* What to work on *
Copy out all lines with the word "chart" in them.

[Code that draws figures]
——

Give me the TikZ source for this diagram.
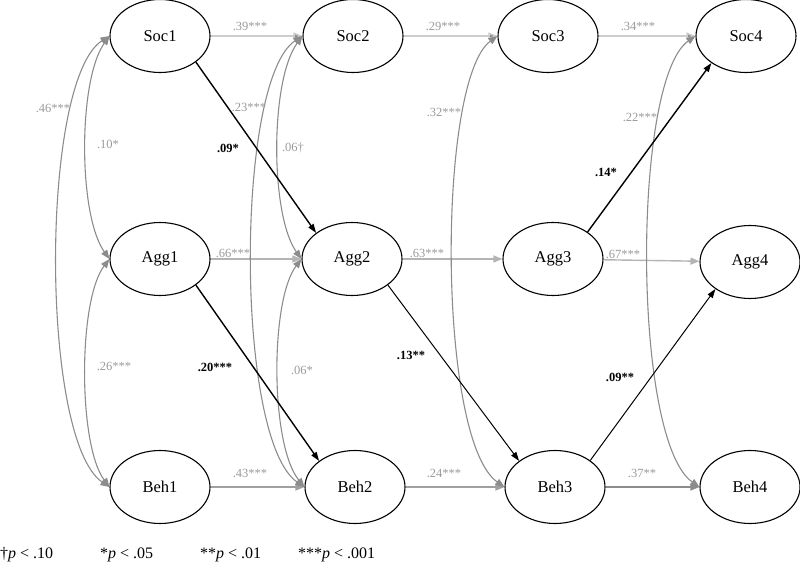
\documentclass[tikz,border=0pt]{standalone}
\usepackage{fontspec}
\setmainfont{Liberation Serif}
\usetikzlibrary{arrows.meta,shapes.geometric}
\definecolor{lblgray}{HTML}{9A9A9A}
\definecolor{covgray}{HTML}{8C8C8C}
\definecolor{socgray}{HTML}{CDCDCD}
\definecolor{agggray}{HTML}{B4B4B4}
\definecolor{behgray}{HTML}{A0A0A0}
\begin{document}
\begin{tikzpicture}[x=1pt,y=-1pt,
  lat/.style={ellipse,draw,line width=1.1pt,minimum width=100pt,minimum height=73pt,inner sep=0pt,font=\fontsize{16.5}{19}\selectfont},
  glbl/.style={text=lblgray,inner sep=0pt,font=\fontsize{12.5}{14}\selectfont},
  blbl/.style={text=black,inner sep=0pt,font=\fontsize{12.5}{14}\selectfont\bfseries},
  legend/.style={anchor=west,inner sep=0pt,font=\fontsize{16}{18}\selectfont},
  hor/.style={line width=1.4pt},
  cov/.style={draw=covgray,line width=1.1pt,{Triangle[length=9pt,width=7pt,fill=covgray]}-{Triangle[length=9pt,width=7pt,fill=covgray]}},
  cross/.style={draw=black,line width=1.4pt,-{Triangle[length=9pt,width=6pt]}},
  crossthin/.style={draw=black,line width=1pt,-{Triangle[length=9pt,width=6pt]}}]
\useasboundingbox (0,0) rectangle (800,564);
% latent nodes
\node[lat] (s1) at (160,36) {Soc1};
\node[lat] (a1) at (160,259) {Agg1};
\node[lat] (b1) at (160,487) {Beh1};
\node[lat] (s2) at (353,36) {Soc2};
\node[lat] (a2) at (352,259) {Agg2};
\node[lat] (b2) at (355,487) {Beh2};
\node[lat] (s3) at (548,36) {Soc3};
\node[lat] (a3) at (553,259) {Agg3};
\node[lat] (b3) at (555,487) {Beh3};
\node[lat] (s4) at (746,36) {Soc4};
\node[lat] (a4) at (750,262) {Agg4};
\node[lat] (b4) at (750,487) {Beh4};
% autoregressive paths
\draw[hor,draw=socgray,arrows={-Triangle[length=9pt,width=7pt,fill=covgray]}] (s1) -- (s2);
\draw[hor,draw=socgray,arrows={-Triangle[length=9pt,width=7pt,fill=covgray]}] (s2) -- (s3);
\draw[hor,draw=socgray,arrows={-Triangle[length=9pt,width=7pt,fill=covgray]}] (s3) -- (s4);
\draw[hor,draw=agggray,arrows={-Triangle[length=9pt,width=7pt,fill=agggray]}] (a1) -- (a2);
\draw[hor,draw=agggray,arrows={-Triangle[length=9pt,width=7pt,fill=agggray]}] (a2) -- (a3);
\draw[hor,draw=agggray,arrows={-Triangle[length=9pt,width=7pt,fill=agggray]}] (a3) -- (a4);
\draw[hor,draw=behgray,arrows={-Triangle[length=9pt,width=7pt,fill=behgray]}] (b1) -- (b2);
\draw[hor,draw=behgray,arrows={-Triangle[length=9pt,width=7pt,fill=behgray]}] (b2) -- (b3);
\draw[hor,draw=covgray,arrows={-Triangle[length=9pt,width=7pt,fill=covgray]}] (b3) -- (b4);
% covariances
\draw[cov] (s1.west) .. controls (40,80) and (40,440) .. (b1.west);
\draw[cov] (s1.west) .. controls (78,80) and (78,215) .. (a1.west);
\draw[cov] (a1.west) .. controls (78,300) and (78,445) .. (b1.west);
\draw[cov] (s2.west) .. controls (235,80) and (235,440) .. (b2.west);
\draw[cov] (s2.west) .. controls (270,80) and (270,215) .. (a2.west);
\draw[cov] (a2.west) .. controls (270,300) and (270,445) .. (b2.west);
\draw[cov] (s3.west) .. controls (437,80) and (437,440) .. (b3.west);
\draw[cov] (s4.west) .. controls (632,80) and (632,440) .. (b4.west);
% cross-lagged paths
\draw[cross] (s1.-36) -- (a2.144);
\draw[cross] (a1.-36) -- (b2.144);
\draw[crossthin] (a2.-36) -- (b3.144);
\draw[cross] (a3.38) -- (s4.-142);
\draw[crossthin] (b3.37) -- (a4.-142);
% gray labels
\node[glbl] (l1) at (250,26) {.39***};
\node[glbl] (l2) at (443,26) {.29***};
\node[glbl] (l3) at (638,26) {.34***};
\node[glbl] (l4) at (233,253) {.66***};
\node[glbl] (l5) at (427,253) {.63***};
\node[glbl] (l6) at (623,254) {.67***};
\node[glbl] (l7) at (250,473) {.43***};
\node[glbl] (l8) at (444,473) {.24***};
\node[glbl] (l9) at (642,473) {.37**};
\node[glbl] (l10) at (53,108) {.46***};
\node[glbl] (l11) at (108,144) {.10*};
\node[glbl] (l12) at (114,366) {.26***};
\node[glbl] (l13) at (249,107) {.23***};
\node[glbl] (l14) at (293,148) {.06†};
\node[glbl] (l15) at (302,370) {.06*};
\node[glbl] (l16) at (444,112) {.32***};
\node[glbl] (l17) at (640,117) {.22***};
% bold labels
\node[blbl] (m1) at (228,148) {.09*};
\node[blbl] (m2) at (215,367) {.20***};
\node[blbl] (m3) at (411,355) {.13**};
\node[blbl] (m4) at (606,172) {.14*};
\node[blbl] (m5) at (620,377) {.09**};
% legend
\node[legend] (g1) at (0,555) {†\textit{p} < .10};
\node[legend] (g2) at (100,555) {*\textit{p} < .05};
\node[legend] (g3) at (200,555) {**\textit{p} < .01};
\node[legend] (g4) at (298,555) {***\textit{p} < .001};
\end{tikzpicture}
\end{document}
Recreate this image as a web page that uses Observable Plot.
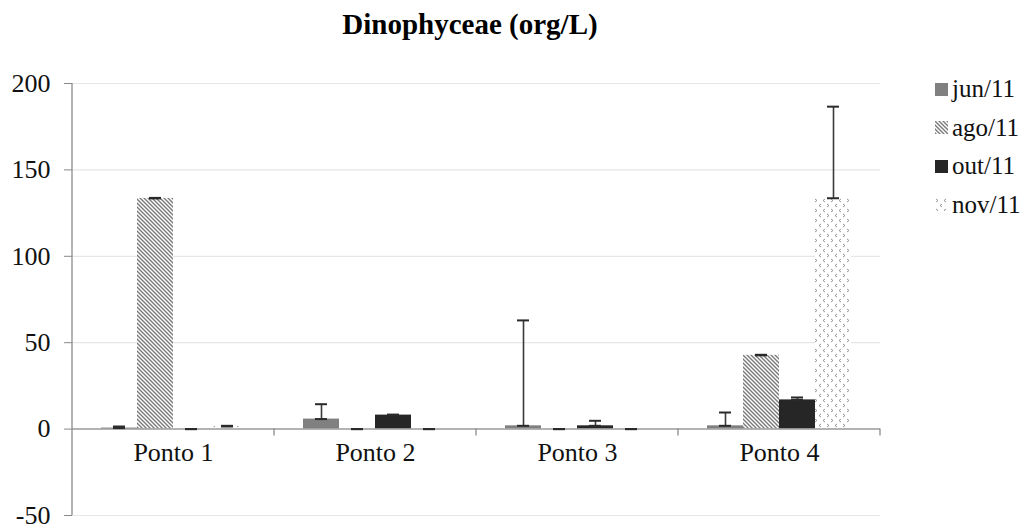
<!DOCTYPE html>
<html>
<head>
<meta charset="utf-8">
<script src="https://cdn.jsdelivr.net/npm/d3@7"></script>
<script src="https://cdn.jsdelivr.net/npm/@observablehq/plot@0.6"></script>
<style>
  body { margin: 0; background: #fff; font-family: "Liberation Serif", "Tinos", "DejaVu Serif", serif; }
  #wrap { position: relative; width: 1033px; height: 530px; overflow: hidden; }
  #title { width: 940px; height: 58px; box-sizing: border-box; padding-top: 10px;
           font-size: 29px; line-height: 29px; font-weight: bold; text-align: center; color: #000; }
  #legend { position: absolute; left: 935px; top: 70px; }
  .item { display: flex; align-items: center; height: 38.5px; font-size: 25px; color: #111; }
  .item svg { margin-right: 4px; }
  #chart svg text { font-family: "Liberation Serif", "Tinos", "DejaVu Serif", serif; }
</style>
</head>
<body>
<svg width="0" height="0" style="position:absolute">
  <defs>
    <pattern id="hatch" patternUnits="userSpaceOnUse" width="4" height="4">
      <rect width="4" height="4" fill="#fff"/>
      <path d="M-1,-1 L5,5 M3,-1 L5,1 M-1,3 L1,5" stroke="#7a7a7a" stroke-width="1.4"/>
    </pattern>
    <pattern id="dots" patternUnits="userSpaceOnUse" width="16" height="10">
      <rect width="16" height="10" fill="#fff"/>
      <path d="M1,1 L3,2.5 L1,4 M11,1 L9,2.5 L11,4 M7,6 L5,7.5 L7,9 M13,6 L15,7.5 L13,9" stroke="#8a8a8a" stroke-width="0.9" fill="none"/>
    </pattern>
  </defs>
</svg>
<div id="wrap">
  <div id="title">Dinophyceae (org/L)</div>
  <div id="chart"></div>
  <div id="legend"></div>
</div>
<script>
// ---- data ----
const pontos = ["Ponto 1", "Ponto 2", "Ponto 3", "Ponto 4"];
const months = ["jun/11", "ago/11", "out/11", "nov/11"];
const jun    = [0.6, 5.8, 1.9, 1.9];
const junErr = [0.9, 8.6, 61, 7.7];
const ago    = [133.5, 0, 0, 42.7];
const agoErr = [0.3, 0, 0, 0.3];
const out    = [0, 8.1, 1.9, 16.9];
const outErr = [0, 0.3, 2.9, 1.4];
const nov    = [1.5, 0, 0, 133.6];
const novErr = [0.4, 0, 0, 53];
const yTicks = [-50, 0, 50, 100, 150, 200];
const fills  = ["#808080", "url(#hatch)", "#262626", "url(#dots)"];

const values = [jun, ago, out, nov];
const errors = [junErr, agoErr, outErr, novErr];
const data = months.flatMap((m, j) => pontos.map((p, i) => ({
  ponto: p, month: m, value: values[j][i], err: errors[j][i]
})));

const serif = "'Liberation Serif', 'Tinos', 'DejaVu Serif', serif";

const chart = Plot.plot({
  width: 1033,
  height: 472,
  marginLeft: 72,
  marginRight: 153,
  marginTop: 25,
  marginBottom: 15,
  style: { fontFamily: serif, background: "transparent", overflow: "visible" },
  fx: { domain: pontos, padding: 0, axis: null },
  x: { domain: months, paddingInner: 0, paddingOuter: 0.73, axis: null },
  y: { domain: [-50, 200], axis: null },
  color: { domain: months, range: fills },
  marks: [
    Plot.ruleY(yTicks.filter(d => d !== 0), { stroke: "#e6e6e6", strokeWidth: 1.2 }),
    Plot.barY(data, { fx: "ponto", x: "month", y: "value", fill: "month" }),
    Plot.ruleY([0], { stroke: "#9a9a9a", strokeWidth: 1.5 }),
    Plot.ruleX(data, { fx: "ponto", x: "month", y1: "value", y2: d => d.value + d.err, stroke: "#3a3a3a", strokeWidth: 1.6 }),
    Plot.tickY(data, { fx: "ponto", x: "month", y: d => d.value + d.err, stroke: "#2a2a2a", strokeWidth: 2, insetLeft: 12, insetRight: 12 }),
    Plot.tickY(data, { fx: "ponto", x: "month", y: "value", stroke: "#2a2a2a", strokeWidth: 2, insetLeft: 12, insetRight: 12 }),
    Plot.axisY({ ticks: yTicks, tickFormat: d => String(d), label: null, tickSize: 8, tickPadding: 14, stroke: "#888", fill: "#111", fontSize: 26 }),
    Plot.text(pontos, { fx: d => d, text: d => d, frameAnchor: "bottom", dy: -55, fontSize: 26, fill: "#111" })
  ]
});
document.getElementById("chart").appendChild(chart);

// axis line and category separators, positioned through Plot's scales
const ys = chart.scale("y"), fxs = chart.scale("fx");
const g = d3.select(chart).append("g").attr("stroke", "#8c8c8c").attr("stroke-width", 1.3);
const x0 = fxs.apply(pontos[0]);
g.append("line").attr("x1", x0).attr("x2", x0).attr("y1", ys.apply(200)).attr("y2", ys.apply(-50));
pontos.forEach(p => {
  const xx = fxs.apply(p) + fxs.bandwidth;
  g.append("line").attr("x1", xx).attr("x2", xx).attr("y1", ys.apply(0)).attr("y2", ys.apply(0) + 7);
});

// legend
const legend = document.getElementById("legend");
months.forEach((m, j) => {
  const it = document.createElement("div");
  it.className = "item";
  it.innerHTML = `<svg width="13" height="13"><rect width="13" height="13" fill="${fills[j]}"/></svg><span>${m}</span>`;
  legend.appendChild(it);
});
</script>
</body>
</html>
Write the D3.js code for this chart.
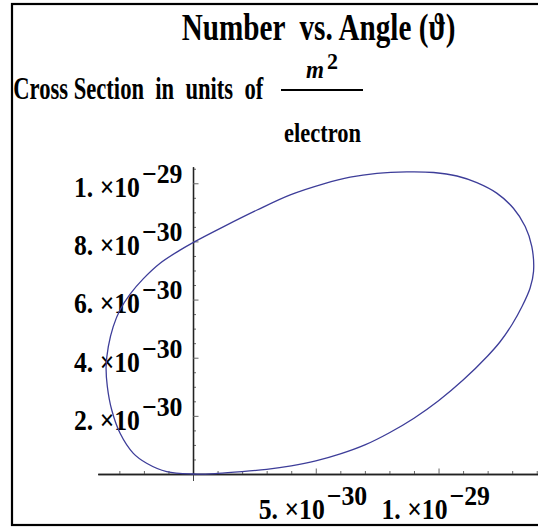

——

* Output below *
  #chart svg text { font-family: "Liberation Serif", "Tinos", "DejaVu Serif", serif; }
  <div id="chart"></div>
const chart = Plot.plot({
document.getElementById("chart").appendChild(chart);
const ys = chart.scale("y"), fxs = chart.scale("fx");
const g = d3.select(chart).append("g").attr("stroke", "#8c8c8c").attr("stroke-width", 1.3);
Write the D3.js code for this chart.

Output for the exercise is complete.